■ **Data extract**:
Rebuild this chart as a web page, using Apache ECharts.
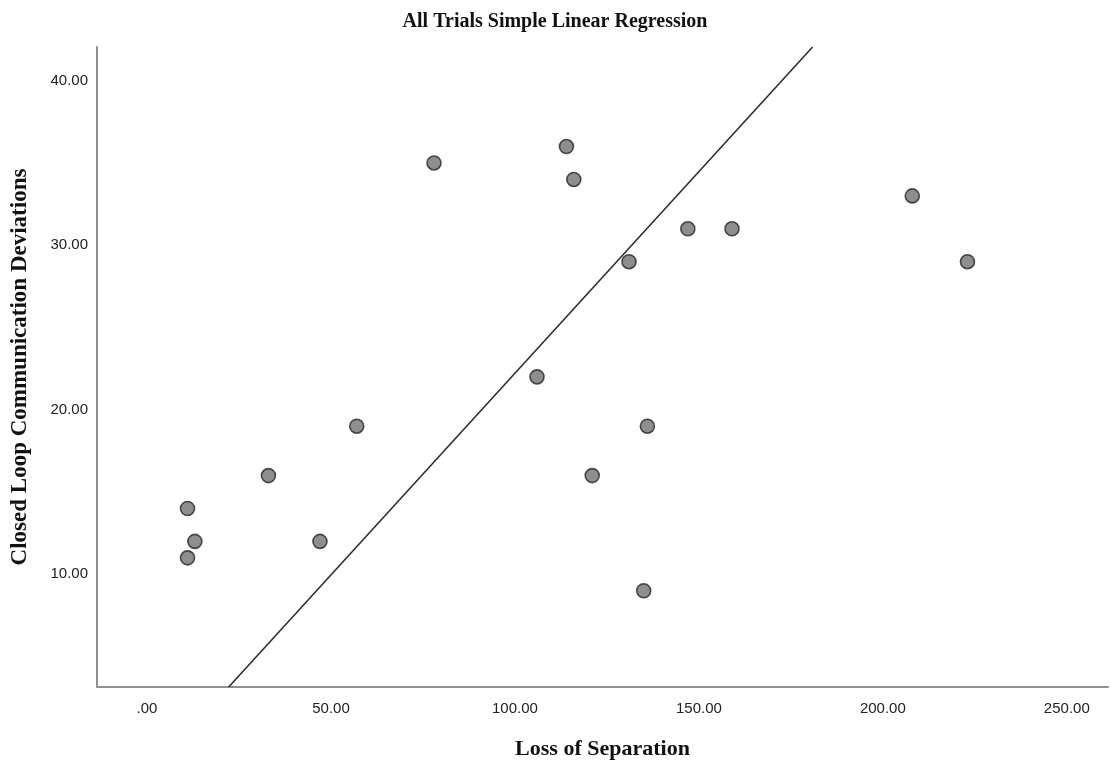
<!DOCTYPE html>
<html>
<head>
<meta charset="utf-8">
<script src="https://cdn.jsdelivr.net/npm/echarts@6/dist/echarts.min.js"></script>
<style>
  html, body { margin: 0; padding: 0; background: #fff; }
  #chart { width: 1110px; height: 765px; }
</style>
</head>
<body>
<div id="chart"></div>
<script>
// scatter data
const lossOfSeparation = [11, 13, 11, 33, 47, 57, 78, 106, 114, 116, 121, 131, 135, 136, 147, 159, 208, 223]
const clcDeviations    = [14, 12, 11, 16, 12, 19, 35, 22, 36, 34, 16, 29, 9, 19, 31, 31, 33, 29]

// fit line ends (where it meets the plot frame)
const fitX = [22.2, 180.9]
const fitY = [3.15, 42.05]

const xTicks = [0, 50, 100, 150, 200, 250]
const yTicks = [10, 20, 30, 40]

const points = lossOfSeparation.map((x, i) => [x, clcDeviations[i]])
const fitLine = fitX.map((x, i) => [x, fitY[i]])

const chart = echarts.init(document.getElementById('chart'))

const axisLineStyle = { color: '#8f8f8f', width: 2 }

chart.setOption({
  backgroundColor: '#fff',
  animation: false,
  title: {
    text: 'All Trials Simple Linear Regression',
    left: 'center',
    top: 7,
    textStyle: {
      fontFamily: 'Liberation Serif',
      fontWeight: 'bold',
      fontSize: 20,
      color: '#111'
    }
  },
  grid: { left: 97, right: 2, top: 47, bottom: 76 },
  xAxis: {
    type: 'value',
    min: -13.6,
    max: 261.2,
    name: 'Loss of Separation',
    nameLocation: 'middle',
    nameGap: 51,
    nameTextStyle: {
      fontFamily: 'Liberation Serif',
      fontWeight: 'bold',
      fontSize: 22,
      color: '#111'
    },
    axisLine: { show: true, onZero: false, lineStyle: axisLineStyle },
    axisTick: { show: false },
    splitLine: { show: false },
    axisLabel: {
      customValues: xTicks,
      margin: 14,
      fontFamily: 'Liberation Sans',
      fontSize: 15,
      color: '#222',
      formatter: v => (v === 0 ? '.00' : v.toFixed(2))
    }
  },
  yAxis: {
    type: 'value',
    min: 3.15,
    max: 42.05,
    name: 'Closed Loop Communication Deviations',
    nameLocation: 'middle',
    nameGap: 65,
    nameTextStyle: {
      fontFamily: 'Liberation Serif',
      fontWeight: 'bold',
      fontSize: 23,
      color: '#111'
    },
    axisLine: { show: true, onZero: false, lineStyle: axisLineStyle },
    axisTick: { show: false },
    splitLine: { show: false },
    axisLabel: {
      customValues: yTicks,
      margin: 9,
      fontFamily: 'Liberation Sans',
      fontSize: 15,
      color: '#222',
      formatter: v => v.toFixed(2)
    }
  },
  series: [
    {
      name: 'Fit',
      type: 'line',
      data: fitLine,
      symbol: 'none',
      z: 2,
      lineStyle: { color: '#2e2e2e', width: 1.6 }
    },
    {
      name: 'Trials',
      type: 'scatter',
      data: points,
      symbol: 'circle',
      symbolSize: 14,
      z: 3,
      itemStyle: {
        color: '#727272',
        borderColor: '#262626',
        borderWidth: 1.6
      }
    }
  ]
})
</script>
</body>
</html>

■ **Stated task**: Please quote the lines of the material, beginning with the first and ending with the one that contains "const fitY = [3.15, 42.05]", exactly as written and without any pictures.

■ **Exercise answer**:
Rebuild this chart as a web page, using Apache ECharts.
<!DOCTYPE html>
<html>
<head>
<meta charset="utf-8">
<script src="https://cdn.jsdelivr.net/npm/echarts@6/dist/echarts.min.js"></script>
<style>
  html, body { margin: 0; padding: 0; background: #fff; }
  #chart { width: 1110px; height: 765px; }
</style>
</head>
<body>
<div id="chart"></div>
<script>
// scatter data
const lossOfSeparation = [11, 13, 11, 33, 47, 57, 78, 106, 114, 116, 121, 131, 135, 136, 147, 159, 208, 223]
const clcDeviations    = [14, 12, 11, 16, 12, 19, 35, 22, 36, 34, 16, 29, 9, 19, 31, 31, 33, 29]

// fit line ends (where it meets the plot frame)
const fitX = [22.2, 180.9]
const fitY = [3.15, 42.05]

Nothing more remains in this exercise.